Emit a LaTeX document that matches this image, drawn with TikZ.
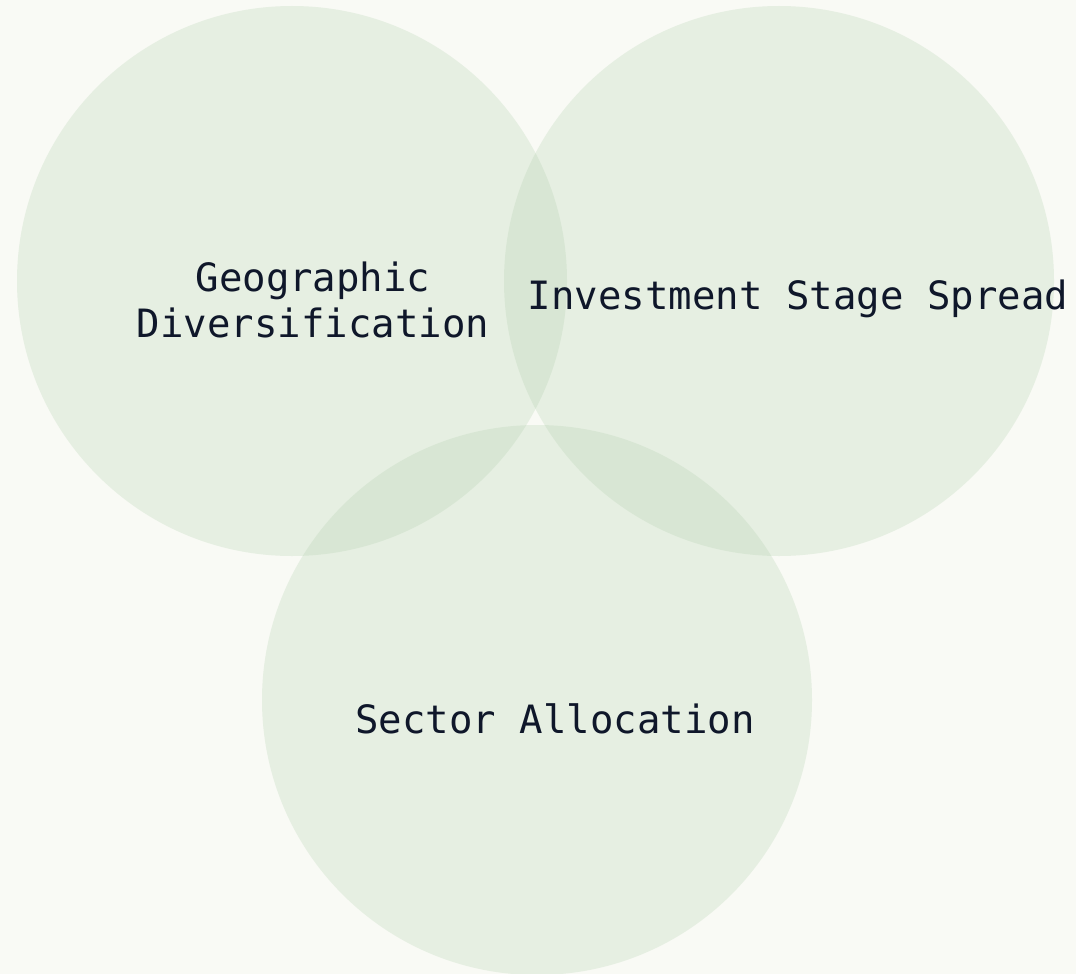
\documentclass[tikz,border=0pt]{standalone}
\usepackage{fontspec}
\setmonofont{DejaVu Sans Mono}
\definecolor{bgcol}{HTML}{F9FAF5}
\definecolor{circcol}{RGB}{177,208,173}
\definecolor{txtcol}{HTML}{0F172A}
\begin{document}
\begin{tikzpicture}[x=1pt,y=-1pt,
  venn/.style={circle,draw=none,fill=circcol,fill opacity=0.26,minimum size=550pt,inner sep=0pt},
  lbl/.style={text=txtcol,font=\ttfamily\fontsize{39}{46}\selectfont,align=center,inner sep=0pt}]
\fill[bgcol] (0,0) rectangle (1076,974);
\useasboundingbox (0,0) rectangle (1076,974);
\node[venn] (geo) at (292,281) {};
\node[venn] (inv) at (779,281) {};
\node[venn] (sec) at (537,700) {};
\node[lbl] (geol) at (313,300) {Geographic\\Diversification};
\node[lbl] (invl) at (798,299) {Investment Stage Spread};
\node[lbl] (secl) at (555,719) {Sector Allocation};
\end{tikzpicture}
\end{document}
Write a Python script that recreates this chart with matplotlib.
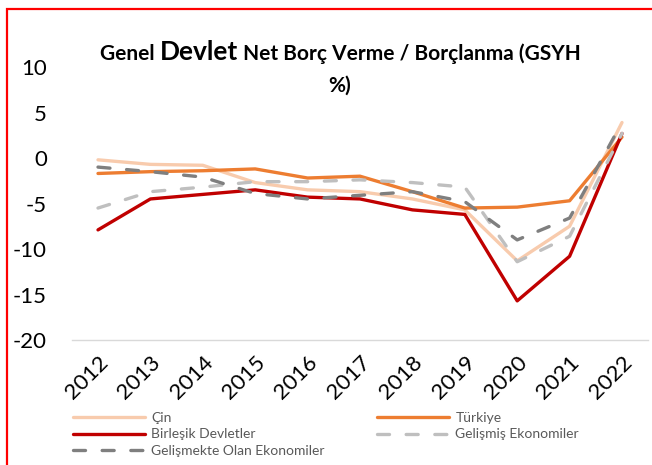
import matplotlib
matplotlib.use("Agg")
import matplotlib.pyplot as plt
from matplotlib.patches import Rectangle

plt.rcParams['font.family'] = ['Lato', 'DejaVu Sans']

# Genel devlet net borç verme / borçlanma (GSYH %)
years = [2012, 2013, 2014, 2015, 2016, 2017, 2018, 2019, 2020, 2021, 2022]
cin = [-0.2, -0.7, -0.8, -2.7, -3.5, -3.7, -4.5, -5.7, -11.3, -7.5, 3.9]
turkiye = [-1.7, -1.5, -1.4, -1.2, -2.2, -2.0, -3.7, -5.5, -5.4, -4.7, 2.3]
abd = [-7.9, -4.5, -4.0, -3.5, -4.3, -4.5, -5.7, -6.2, -15.7, -10.8, 2.7]
gelismis = [-5.5, -3.7, -3.2, -2.6, -2.6, -2.4, -2.7, -3.2, -11.4, -8.6, 2.7]
gelismekte = [-1.0, -1.5, -2.1, -3.9, -4.5, -4.1, -3.7, -4.8, -9.0, -6.6, 3.9]
yticks = [10, 5, 0, -5, -10, -15, -20]

W, H = 652, 465
fig = plt.figure(figsize=(W / 100, H / 100), dpi=100)
ax = fig.add_axes([71.8 / W, 1 - 340 / H, (648.2 - 71.8) / W, (340 - 67) / H])

x = list(range(len(years)))
lw = 2.4
dash = (0, (3.6, 5.0))

l_cin, = ax.plot(x, cin, color='#F8CBAD', lw=lw, solid_capstyle='round', label='Çin')
l_tr, = ax.plot(x, turkiye, color='#ED7D31', lw=lw, solid_capstyle='round', label='Türkiye')
l_abd, = ax.plot(x, abd, color='#C00000', lw=lw, solid_capstyle='round', label='Birleşik Devletler')
l_gm, = ax.plot(x, gelismis, color='#BFBFBF', lw=lw, ls=dash, dash_capstyle='round', label='Gelişmiş Ekonomiler')
l_go, = ax.plot(x, gelismekte, color='#7F7F7F', lw=lw, ls=dash, dash_capstyle='round', label='Gelişmekte Olan Ekonomiler')

ax.set_xlim(-0.5, len(years) - 0.5)
ax.set_ylim(-20, 10)
ax.set_yticks(yticks)
ax.set_yticklabels([str(v) for v in yticks])
ax.set_xticks(x)
ax.set_xticklabels([str(y) for y in years], rotation=45, ha='right', rotation_mode='anchor')
ax.tick_params(axis='both', length=0, labelsize=16, colors='black')
ax.tick_params(axis='x', pad=9)
ax.tick_params(axis='y', pad=18)
for s in ['top', 'right', 'left']:
    ax.spines[s].set_visible(False)
ax.spines['bottom'].set_color('#D9D9D9')
ax.spines['bottom'].set_linewidth(1.0)

# legend: two separate columns like in Excel
leg_kw = dict(frameon=False, fontsize=10, handlelength=5.2, handletextpad=0.45,
              borderpad=0, borderaxespad=0, labelspacing=0.32, labelcolor='#595959',
              loc='upper left', bbox_transform=fig.transFigure)
leg1 = fig.legend([l_cin, l_abd, l_go], ['Çin', 'Birleşik Devletler', 'Gelişmekte Olan Ekonomiler'],
                  bbox_to_anchor=(73 / W, 1 - 412 / H), **leg_kw)
leg2 = fig.legend([l_tr, l_gm], ['Türkiye', 'Gelişmiş Ekonomiler'],
                  bbox_to_anchor=(377 / W, 1 - 412 / H), **leg_kw)

# title with larger "Devlet"
r = fig.canvas.get_renderer()
parts = [('Genel ', 15), ('Devlet', 19), (' Net Borç Verme / Borçlanma (GSYH', 15)]
texts = []
for s, fs in parts:
    t = fig.text(0, 1 - 60 / H, s, fontsize=fs, fontweight='bold', va='baseline', ha='left')
    texts.append(t)
widths = [t.get_window_extent(r).width for t in texts]
x0 = 340 - sum(widths) / 2
for t, w in zip(texts, widths):
    t.set_x(x0 / W)
    x0 += w
fig.text(340 / W, 1 - 92 / H, '%)', fontsize=15, fontweight='bold', va='baseline', ha='center')

# red frame
fig.patches.append(Rectangle((7 / W, -0.1), 2, 1.1 - 9 / H, transform=fig.transFigure,
                             fill=False, edgecolor='#FF0000', lw=1.6))

fig.savefig('out.png', dpi=100)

• _Written instruction_: Your copy of the data should match it exactly, except that pictures are left out.

• _Complete output_:
Emit a LaTeX document that matches this image, drawn with TikZ.
\documentclass[tikz,border=0pt]{standalone}
\usepackage{fontspec}
\setmonofont{DejaVu Sans Mono}
\definecolor{bgcol}{HTML}{F9FAF5}
\definecolor{circcol}{RGB}{177,208,173}
\definecolor{txtcol}{HTML}{0F172A}
\begin{document}
\begin{tikzpicture}[x=1pt,y=-1pt,
  venn/.style={circle,draw=none,fill=circcol,fill opacity=0.26,minimum size=550pt,inner sep=0pt},
  lbl/.style={text=txtcol,font=\ttfamily\fontsize{39}{46}\selectfont,align=center,inner sep=0pt}]
\fill[bgcol] (0,0) rectangle (1076,974);
\useasboundingbox (0,0) rectangle (1076,974);
\node[venn] (geo) at (292,281) {};
\node[venn] (inv) at (779,281) {};
\node[venn] (sec) at (537,700) {};
\node[lbl] (geol) at (313,300) {Geographic\\Diversification};
\node[lbl] (invl) at (798,299) {Investment Stage Spread};
\node[lbl] (secl) at (555,719) {Sector Allocation};
\end{tikzpicture}
\end{document}
Write a Python script that recreates this chart with matplotlib.
import matplotlib
matplotlib.use("Agg")
import matplotlib.pyplot as plt
from matplotlib.patches import Rectangle

plt.rcParams['font.family'] = ['Lato', 'DejaVu Sans']

# Genel devlet net borç verme / borçlanma (GSYH %)
years = [2012, 2013, 2014, 2015, 2016, 2017, 2018, 2019, 2020, 2021, 2022]
cin = [-0.2, -0.7, -0.8, -2.7, -3.5, -3.7, -4.5, -5.7, -11.3, -7.5, 3.9]
turkiye = [-1.7, -1.5, -1.4, -1.2, -2.2, -2.0, -3.7, -5.5, -5.4, -4.7, 2.3]
abd = [-7.9, -4.5, -4.0, -3.5, -4.3, -4.5, -5.7, -6.2, -15.7, -10.8, 2.7]
gelismis = [-5.5, -3.7, -3.2, -2.6, -2.6, -2.4, -2.7, -3.2, -11.4, -8.6, 2.7]
gelismekte = [-1.0, -1.5, -2.1, -3.9, -4.5, -4.1, -3.7, -4.8, -9.0, -6.6, 3.9]
yticks = [10, 5, 0, -5, -10, -15, -20]

W, H = 652, 465
fig = plt.figure(figsize=(W / 100, H / 100), dpi=100)
ax = fig.add_axes([71.8 / W, 1 - 340 / H, (648.2 - 71.8) / W, (340 - 67) / H])

x = list(range(len(years)))
lw = 2.4
dash = (0, (3.6, 5.0))

l_cin, = ax.plot(x, cin, color='#F8CBAD', lw=lw, solid_capstyle='round', label='Çin')
l_tr, = ax.plot(x, turkiye, color='#ED7D31', lw=lw, solid_capstyle='round', label='Türkiye')
l_abd, = ax.plot(x, abd, color='#C00000', lw=lw, solid_capstyle='round', label='Birleşik Devletler')
l_gm, = ax.plot(x, gelismis, color='#BFBFBF', lw=lw, ls=dash, dash_capstyle='round', label='Gelişmiş Ekonomiler')
l_go, = ax.plot(x, gelismekte, color='#7F7F7F', lw=lw, ls=dash, dash_capstyle='round', label='Gelişmekte Olan Ekonomiler')

ax.set_xlim(-0.5, len(years) - 0.5)
ax.set_ylim(-20, 10)
ax.set_yticks(yticks)
ax.set_yticklabels([str(v) for v in yticks])
ax.set_xticks(x)
ax.set_xticklabels([str(y) for y in years], rotation=45, ha='right', rotation_mode='anchor')
ax.tick_params(axis='both', length=0, labelsize=16, colors='black')
ax.tick_params(axis='x', pad=9)
ax.tick_params(axis='y', pad=18)
for s in ['top', 'right', 'left']:
    ax.spines[s].set_visible(False)
ax.spines['bottom'].set_color('#D9D9D9')
ax.spines['bottom'].set_linewidth(1.0)

# legend: two separate columns like in Excel
leg_kw = dict(frameon=False, fontsize=10, handlelength=5.2, handletextpad=0.45,
              borderpad=0, borderaxespad=0, labelspacing=0.32, labelcolor='#595959',
              loc='upper left', bbox_transform=fig.transFigure)
leg1 = fig.legend([l_cin, l_abd, l_go], ['Çin', 'Birleşik Devletler', 'Gelişmekte Olan Ekonomiler'],
                  bbox_to_anchor=(73 / W, 1 - 412 / H), **leg_kw)
leg2 = fig.legend([l_tr, l_gm], ['Türkiye', 'Gelişmiş Ekonomiler'],
                  bbox_to_anchor=(377 / W, 1 - 412 / H), **leg_kw)

# title with larger "Devlet"
r = fig.canvas.get_renderer()
parts = [('Genel ', 15), ('Devlet', 19), (' Net Borç Verme / Borçlanma (GSYH', 15)]
texts = []
for s, fs in parts:
    t = fig.text(0, 1 - 60 / H, s, fontsize=fs, fontweight='bold', va='baseline', ha='left')
    texts.append(t)
widths = [t.get_window_extent(r).width for t in texts]
x0 = 340 - sum(widths) / 2
for t, w in zip(texts, widths):
    t.set_x(x0 / W)
    x0 += w
fig.text(340 / W, 1 - 92 / H, '%)', fontsize=15, fontweight='bold', va='baseline', ha='center')

# red frame
fig.patches.append(Rectangle((7 / W, -0.1), 2, 1.1 - 9 / H, transform=fig.transFigure,
                             fill=False, edgecolor='#FF0000', lw=1.6))

fig.savefig('out.png', dpi=100)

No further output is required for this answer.